The crypto markets have been declining, and some might say that this was a lousy year to investigate crypto trading. My position was if miniature movement trading works in a down market, it will work in a rising market. So I tested and traded.
The hypothesis about small movement trading is that small price movements made every hour can create small positive returns. Technically, that is absolutely true.
Buy and Hold Crypto
Given the uncertainty of the future of many traded cryptocurrencies, it made no sense for me to continue buying and holding coins. The dollar cost strategy of making small ongoing deposits can generate returns if the general trend of the investment is upwards.
A dollar-cost averaging approach with $100 per week over the last six months would result in a five percent loss.
Over the last year, you would be down more than six percent.
Over the last two years, you would have been up 70 percent.
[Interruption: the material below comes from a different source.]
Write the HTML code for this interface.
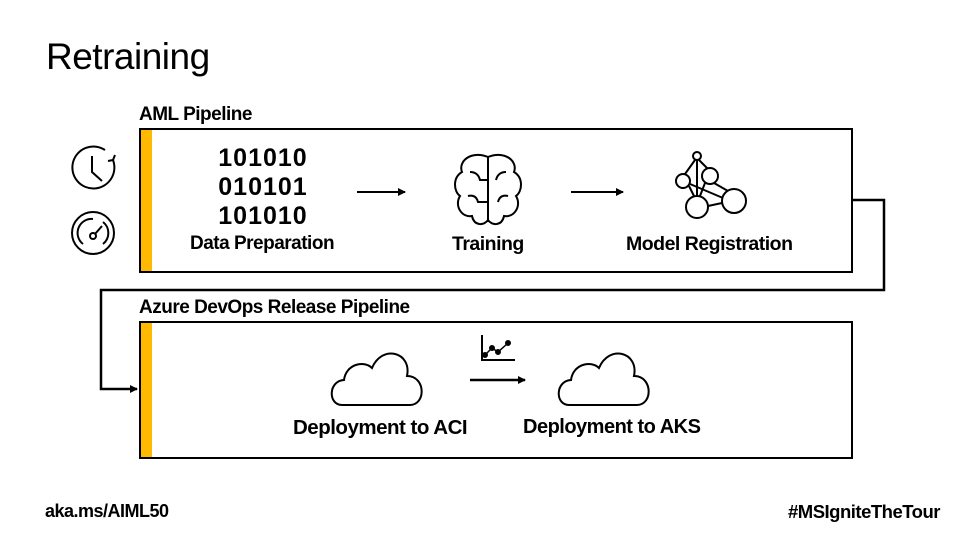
<!DOCTYPE html>
<html><head><style>
body{margin:0;width:960px;height:540px;background:#fff;position:relative;overflow:hidden;font-family:"Liberation Sans",sans-serif;color:#000}
.t{position:absolute;white-space:nowrap}
.lbl{font-size:19.5px;letter-spacing:-0.5px;font-weight:bold}
.bin{font-size:25px;font-weight:bold;letter-spacing:1px;line-height:29px;text-align:center}
</style></head><body>
<div class="t" style="left:46px;top:36px;font-size:37px;letter-spacing:-0.5px">Retraining</div>
<div class="t lbl" style="left:139px;top:104px;font-size:19px">AML Pipeline</div>
<div class="t lbl" style="left:139px;top:297px;font-size:19px">Azure DevOps Release Pipeline</div>
<div class="t" style="left:139px;top:128px;width:710px;height:141px;border:2px solid #000"></div>
<div class="t" style="left:141px;top:130px;width:11px;height:141px;background:#FFB900"></div>
<div class="t" style="left:139px;top:321px;width:710px;height:134px;border:2px solid #000"></div>
<div class="t" style="left:141px;top:323px;width:11px;height:134px;background:#FFB900"></div>
<div class="t bin" style="left:208px;top:144px;width:110px">101010<br>010101<br>101010</div>
<div class="t lbl" style="left:190px;top:233px;font-size:19px">Data Preparation</div>
<div class="t lbl" style="left:452px;top:233px">Training</div>
<div class="t lbl" style="left:626px;top:233px">Model Registration</div>
<div class="t lbl" style="left:293px;top:416px;font-size:20.5px">Deployment to ACI</div>
<div class="t lbl" style="left:523px;top:416px;font-size:20px">Deployment to AKS</div>
<div class="t" style="left:45px;top:501px;font-size:18px;font-weight:bold;letter-spacing:-0.5px">aka.ms/AIML50</div>
<div class="t" style="left:788px;top:501px;font-size:18.5px;font-weight:bold;letter-spacing:-0.5px">#MSIgniteTheTour</div>
<svg width="960" height="540" style="position:absolute;left:0;top:0" fill="none" stroke="#000" stroke-width="2">
<defs><marker id="a" markerWidth="8" markerHeight="8" refX="7" refY="4" orient="auto" markerUnits="userSpaceOnUse"><path d="M0,0L8,4L0,8z" fill="#000" stroke="none"/></marker></defs>
<polyline points="851,200 884,200 884,290 101,290 101,389 137,389" stroke-width="2.5" marker-end="url(#a)"/>
<line x1="357" y1="192" x2="405" y2="192" marker-end="url(#a)"/>
<line x1="571" y1="192" x2="623" y2="192" marker-end="url(#a)"/>
<line x1="470" y1="380" x2="525" y2="380" stroke-width="2.5" marker-end="url(#a)"/>
<path d="M113,160 A21,21 0 1 1 105,150"/><path d="M113,160 l-5,1 M113,160 l2,-5"/>
<path d="M92,156 V172 L102,181"/>
<circle cx="93" cy="233" r="21"/><path d="M83,244 A14,14 0 0 1 93,219 M103,222 A14,14 0 0 1 103,244"/>
<circle cx="93" cy="236" r="3"/><line x1="95" y1="234" x2="102" y2="226"/>
<path d="M488,157 C470,150 458,162 462,172 C452,178 454,192 460,196 C454,206 462,218 472,216 C474,226 484,226 488,220 C492,226 502,226 504,216 C514,218 522,206 516,196 C522,192 524,178 514,172 C518,162 506,150 488,157 Z"/>
<path d="M488,157 V222 M470,172 q8,0 10,8 h8 M506,172 q-8,0 -10,8 M468,196 q8,-2 10,6 h10 M508,196 q-8,-2 -10,6"/>
<circle cx="697" cy="156" r="4"/><circle cx="683" cy="181" r="7"/><circle cx="710" cy="176" r="8"/><circle cx="734" cy="201" r="12"/><circle cx="697" cy="207" r="11"/>
<path d="M695,160 L685,174 M699,160 L707,168 M697,160 V196 M690,184 L723,198 M689,186 L694,196 M714,183 L728,191 M705,183 L700,196 M722,203 L708,206"/>
<path d="M342,405 C328,405 328,381 344,380 C346,364 364,360 372,368 C382,344 412,352 407,376 C426,376 426,405 410,405 Z"/>
<path d="M569,405 C555,405 555,381 571,380 C573,364 591,360 599,368 C609,344 639,352 634,376 C653,376 653,405 637,405 Z"/>
<path d="M482,335 V360 H515"/><path d="M485,355 L492,348 L498,352 L508,343" stroke-width="1.5"/>
<circle cx="485" cy="355" r="2" fill="#000"/><circle cx="492" cy="348" r="2" fill="#000"/><circle cx="498" cy="352" r="2" fill="#000"/><circle cx="508" cy="343" r="2" fill="#000"/>
</svg>
</body></html>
The results show that a regular and consistent drip investment strategy over at least two years results in a positive outcome. However, starting now and dollar-cost averaging into Bitcoin or any cryptocurrency will require faith the general trend will be positive. I’ve lost faith.
Bitcoin in the last year was at a high of $67,000 and is now down to about $29,000 per coin.
Quick algorithmic rapid trading was the next option to explore if buying and holding coins were not in the cards. It didn’t work.
Maybe you can find a better secret sauce or person that can deliver on a strategy that generates a consistent positive return in up and down markets where you don’t have to invest and hold. But I’m cashed out and moving on.